[PATCH RFC v4 00/16] new cgroup controller for gpu/drm subsystem

Daniel Vetter daniel at ffwll.ch
Tue Sep 3 19:48:22 UTC 2019

On Tue, Sep 3, 2019 at 8:50 PM Tejun Heo <tj at kernel.org> wrote:
> Hello, Daniel.
> On Tue, Sep 03, 2019 at 09:55:50AM +0200, Daniel Vetter wrote:
> > > * While breaking up and applying control to different types of
> > >   internal objects may seem attractive to folks who work day in and
> > >   day out with the subsystem, they aren't all that useful to users and
> > >   the siloed controls are likely to make the whole mechanism a lot
> > >   less useful.  We had the same problem with cgroup1 memcg - putting
> > >   control of different uses of memory under separate knobs.  It made
> > >   the whole thing pretty useless.  e.g. if you constrain all knobs
> > >   tight enough to control the overall usage, overall utilization
> > >   suffers, but if you don't, you really don't have control over actual
> > >   usage.  For memcg, what has to be allocated and controlled is
> > >   physical memory, no matter how they're used.  It's not like you can
> > >   go buy more "socket" memory.  At least from the looks of it, I'm
> > >   afraid gpu controller is repeating the same mistakes.
> >
> > We do have quite a pile of different memories and ranges, so I don't
> > thinkt we're doing the same mistake here. But it is maybe a bit too
> I see.  One thing which caught my eyes was the system memory control.
> Shouldn't that be controlled by memcg?  Is there something special
> about system memory used by gpus?

I think system memory separate from vram makes sense. For one, vram is
like 10x+ faster than system memory, so we definitely want to have
good control on that. But maybe we only want one vram bucket overall
for the entire system?

The trouble with system memory is that gpu tasks pin that memory to
prep execution. There's two solutions:
- i915 has a shrinker. Lots (and I really mean lots) of pain with
direct reclaim recursion, which often means we can't free memory, and
we're angering the oom killer a lot. Plus it introduces real bad
latency spikes everywhere (gpu workloads are occasionally really slow,
think "worse than pageout to spinning rust" to get memory freed).
- ttm just has a global limit, set to 50% of system memory.

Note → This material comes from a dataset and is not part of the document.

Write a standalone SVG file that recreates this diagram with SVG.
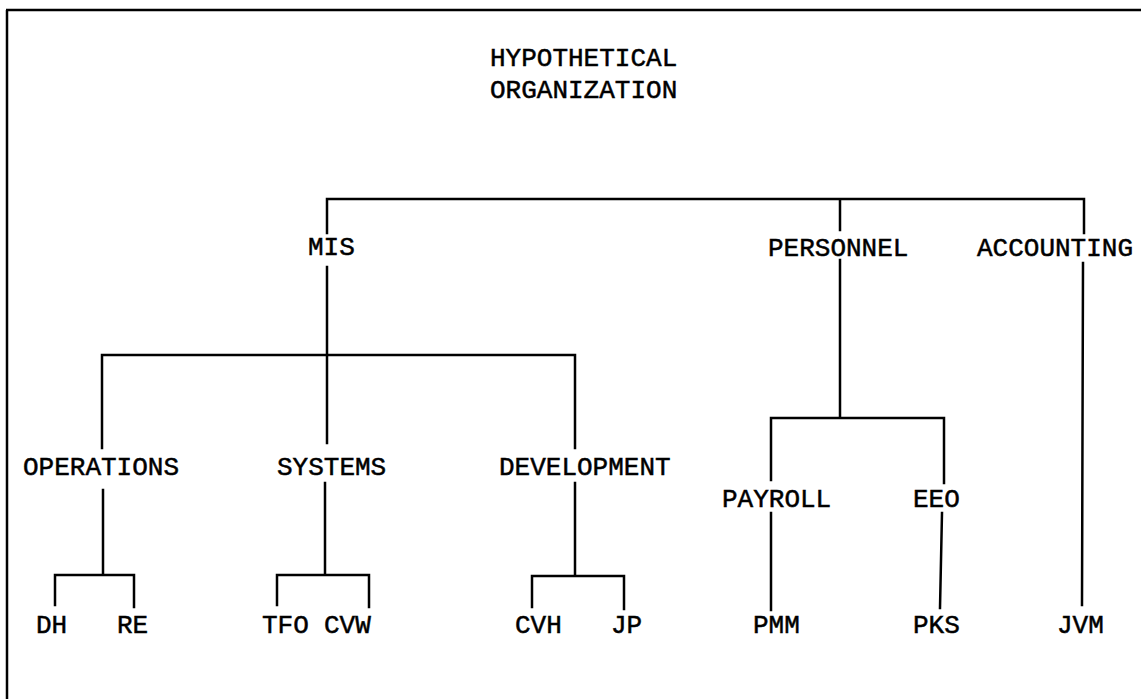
<svg xmlns="http://www.w3.org/2000/svg" width="1141" height="699" viewBox="0 0 1141 699">
<style>
text{font-family:"Liberation Mono","Courier New",monospace;font-size:26px;fill:#000;stroke:#000;stroke-width:0.5}
.c{stroke:#000;stroke-width:2.5;fill:none;stroke-linecap:square}
.b{stroke:#000;stroke-width:2.5;fill:none}
</style>
<rect width="1141" height="699" fill="#fff"/>
<g id="frame"><path class="b" d="M6 10H1141M7 10V699"/></g>
<g id="title"><text x="490" y="66">HYPOTHETICAL</text><text x="490" y="98">ORGANIZATION</text></g>
<g id="connectors">
<path class="c" d="M327 199H1084M327 199V233M840 199V230M1084 199V233"/>
<path class="c" d="M327 267V443M102 355H575M102 355V448M575 355V448"/>
<path class="c" d="M840 260V418M771 418H944M771 418V480M944 418V483"/>
<path class="c" d="M771 513V610M942 513L940 608M1083 263L1082 605"/>
<path class="c" d="M103 490V575M55 575H134M55 575V605M134 575V607"/>
<path class="c" d="M325 483V575M277 575H369M277 575V605M369 575V607"/>
<path class="c" d="M575 483V576M532 576H624M532 576V607M624 576V609"/>
</g>
<g id="mis"><text x="308" y="255">MIS</text></g>
<g id="personnel"><text x="768" y="256">PERSONNEL</text></g>
<g id="accounting"><text x="977" y="256">ACCOUNTING</text></g>
<g id="operations"><text x="23" y="475">OPERATIONS</text></g>
<g id="systems"><text x="277" y="475">SYSTEMS</text></g>
<g id="development"><text x="499" y="475">DEVELOPMENT</text></g>
<g id="payroll"><text x="722" y="507">PAYROLL</text></g>
<g id="eeo"><text x="913" y="507">EEO</text></g>
<g id="dh"><text x="36" y="633">DH</text></g>
<g id="re"><text x="117" y="633">RE</text></g>
<g id="tfo"><text x="262" y="633">TFO</text></g>
<g id="cvw"><text x="324" y="633">CVW</text></g>
<g id="cvh"><text x="515" y="633">CVH</text></g>
<g id="jp"><text x="611" y="633">JP</text></g>
<g id="pmm"><text x="753" y="633">PMM</text></g>
<g id="pks"><text x="913" y="633">PKS</text></g>
<g id="jvm"><text x="1057" y="633">JVM</text></g>
</svg>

I do think a global system memory limit to tame the shrinker, without
the ttm approach of possible just wasting half your memory, could be

> > complicated, and exposes stuff that most users really don't care about.
> Could be from me not knowing much about gpus but definitely looks too
> complex to me.  I don't see how users would be able to alloate, vram,
> system memory and GART with reasonable accuracy.  memcg on cgroup2
> deals with just single number and that's already plenty challenging.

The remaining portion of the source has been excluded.